Clyne is one of the most important players in Klopp’s Liverpool squad.

The £12.5 million signing is a well-balanced, physically adept right-back capable of excelling both in defence and attack, and looks to have adjusted well to the German’s tactical demands.

In Liverpool’s 1-0 win over Rubin Kazan at the beginning of the month, for example, Clyne helped the Reds to a clean sheet, but also made four key passes—the second-most of any player.

But, as his slow start to life under Klopp proved, he is susceptible to fatigue.

This stems from his status as Liverpool’s only right-back—a significant oversight of Brendan Rodgers’ reign.

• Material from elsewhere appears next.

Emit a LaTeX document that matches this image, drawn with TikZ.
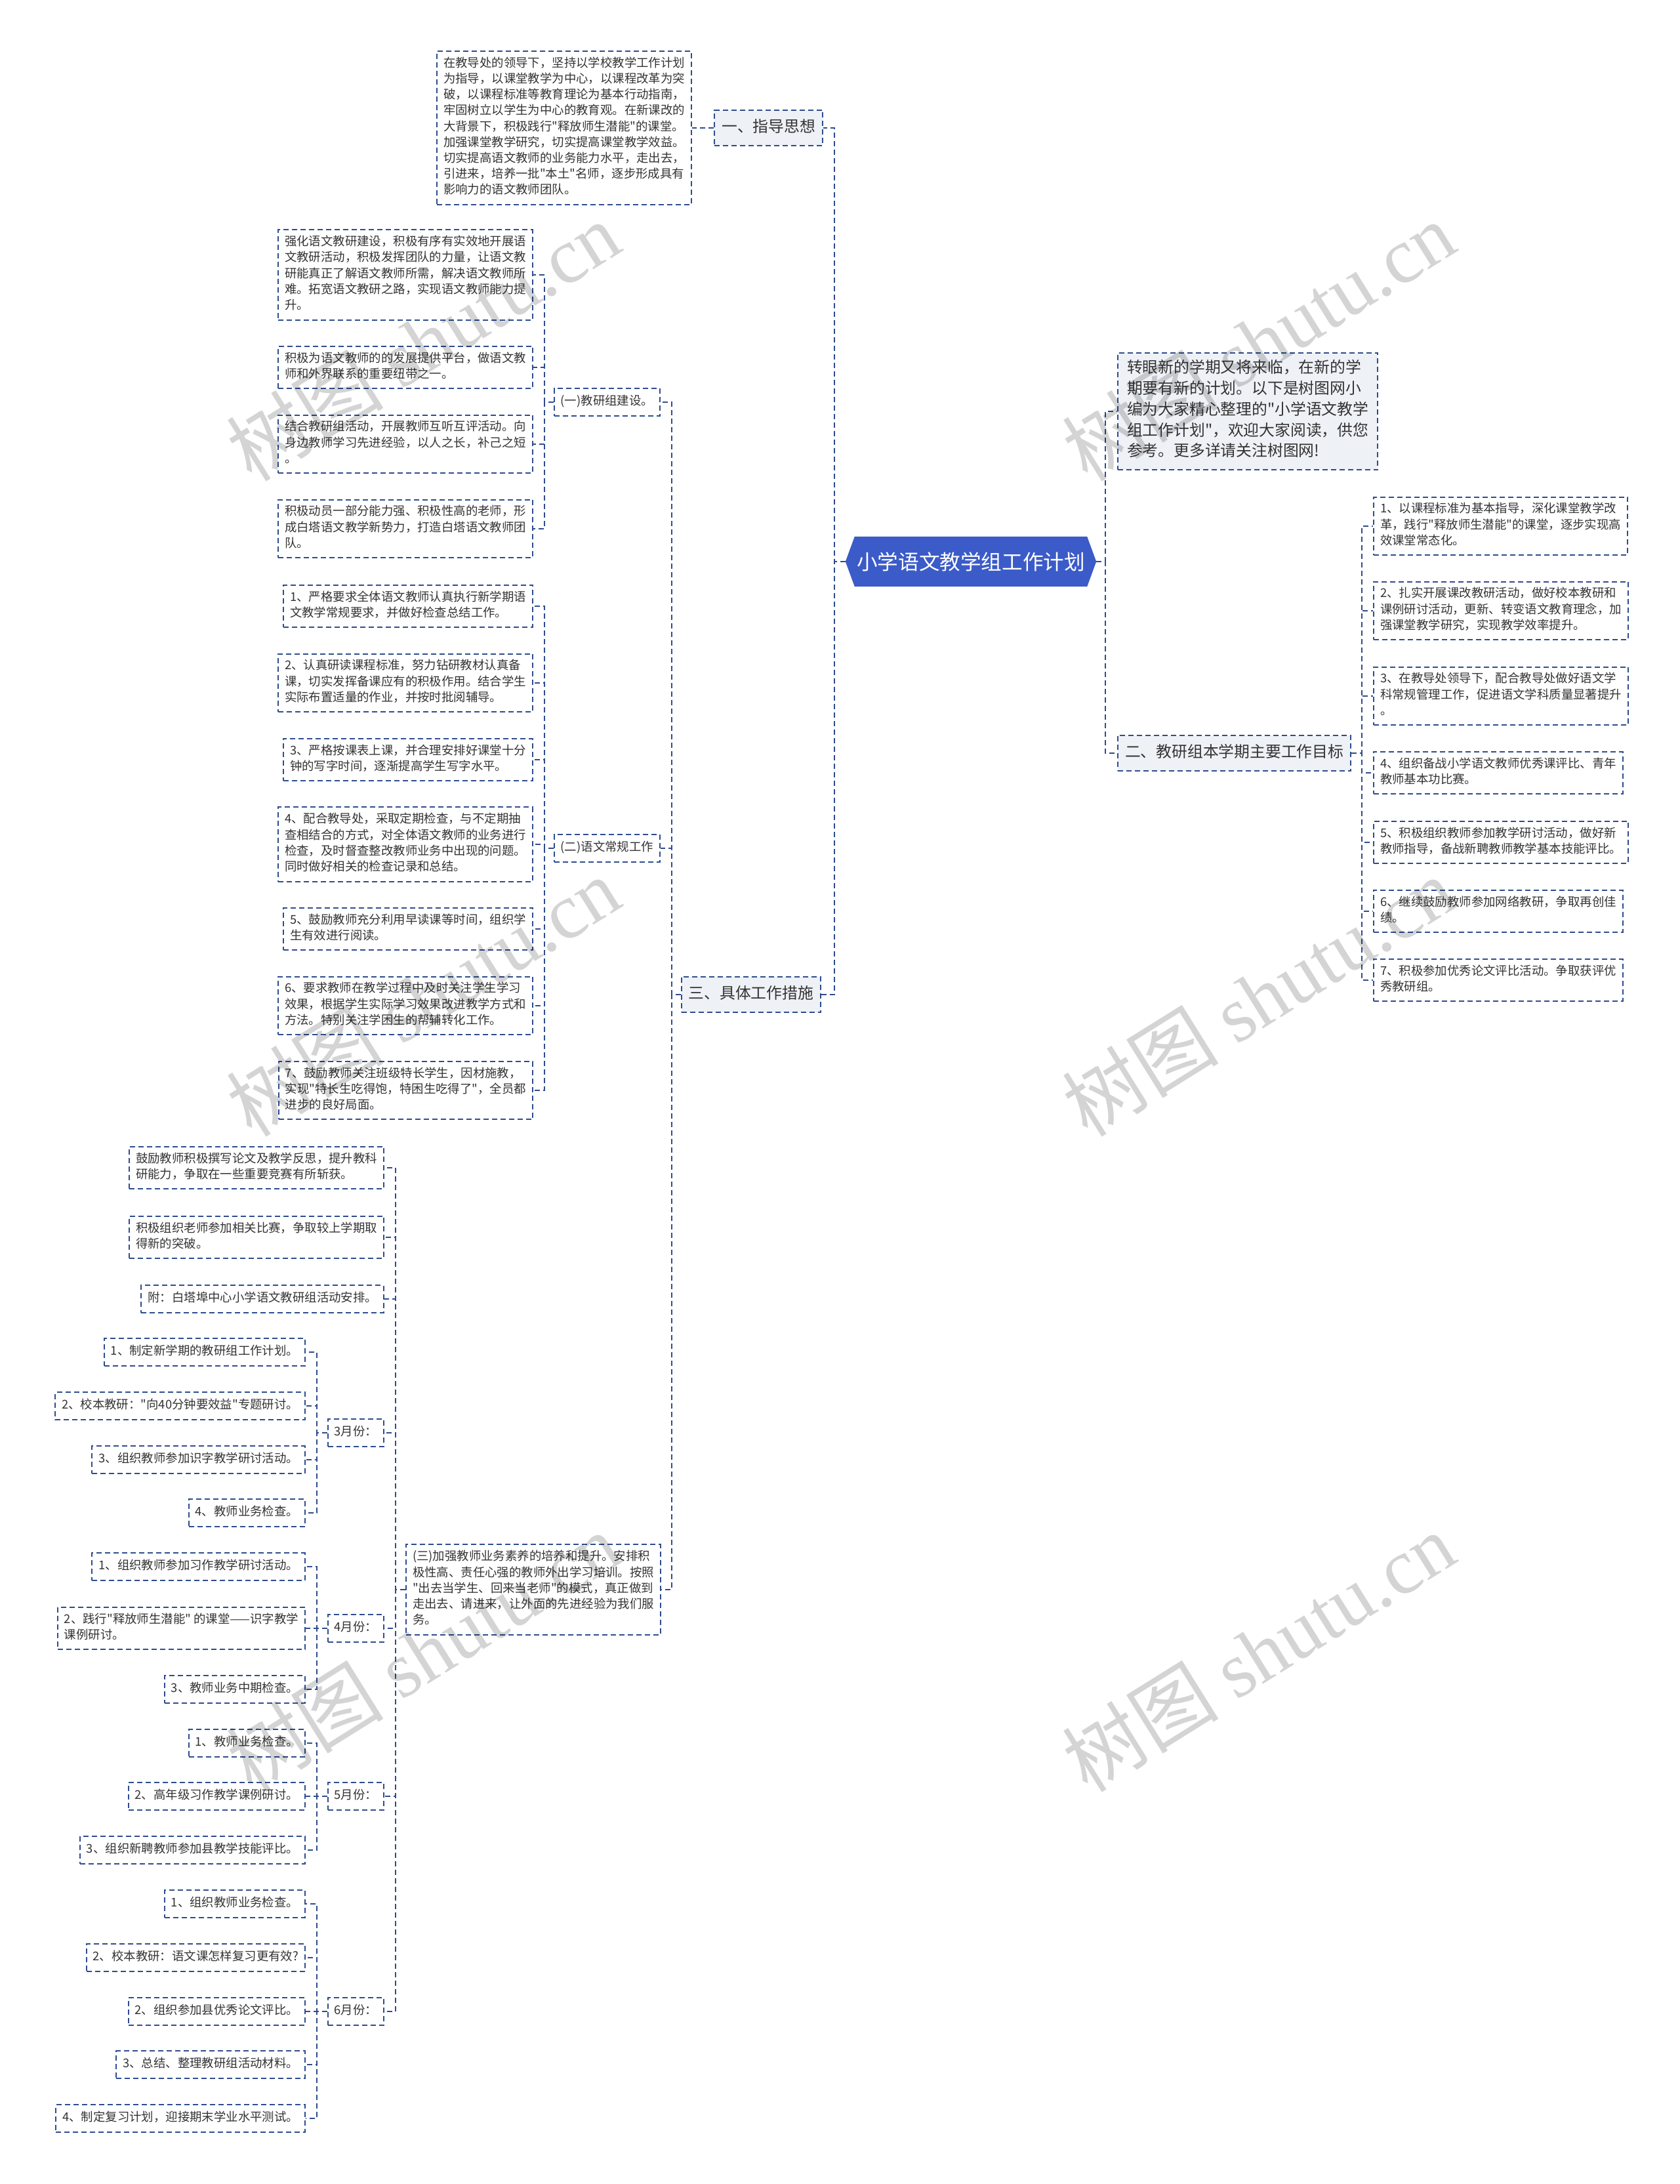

So far this season, Clyne has played 1,480 minutes in a Liverpool shirt—more than any other player. He has played the full 90 minutes in all 12 of the Reds’ Premier League clashes, and started in all but one game in all competitions.

LIVERPOOL, ENGLAND - Monday, August 17, 2015: Liverpool's Nathaniel Clyne in action against AFC Bournemouth during the Premier League match at Anfield. (Pic by David Rawcliffe/Propaganda)

Clyne’s fitness is one of his defining qualities, but with so much game time, his standards are likely to slip.

Therefore, two weeks out of action while Hodgson perseveres with Walker and Stones would not be an unwelcome reality for the 24-year-old and his club manager.

Klopp, after all, has been vocal in criticising the FA over their treatment of Jordan Rossiter during the last international break, while season-ending injuries to Danny Ings and Joe Gomez will be fresh in his mind—as will his increasingly packed treatment room.

While Rossiter, Ings and Gomez are all replaceable within Klopp’s squad, Clyne simply is not, and as the manager is unfamiliar with a league schedule without a winter break, a rest for the right-back is paramount.

Clyne will no doubt want to start every game for his country, but for now this unstable position under Hodgson should be seen as a positive for Klopp.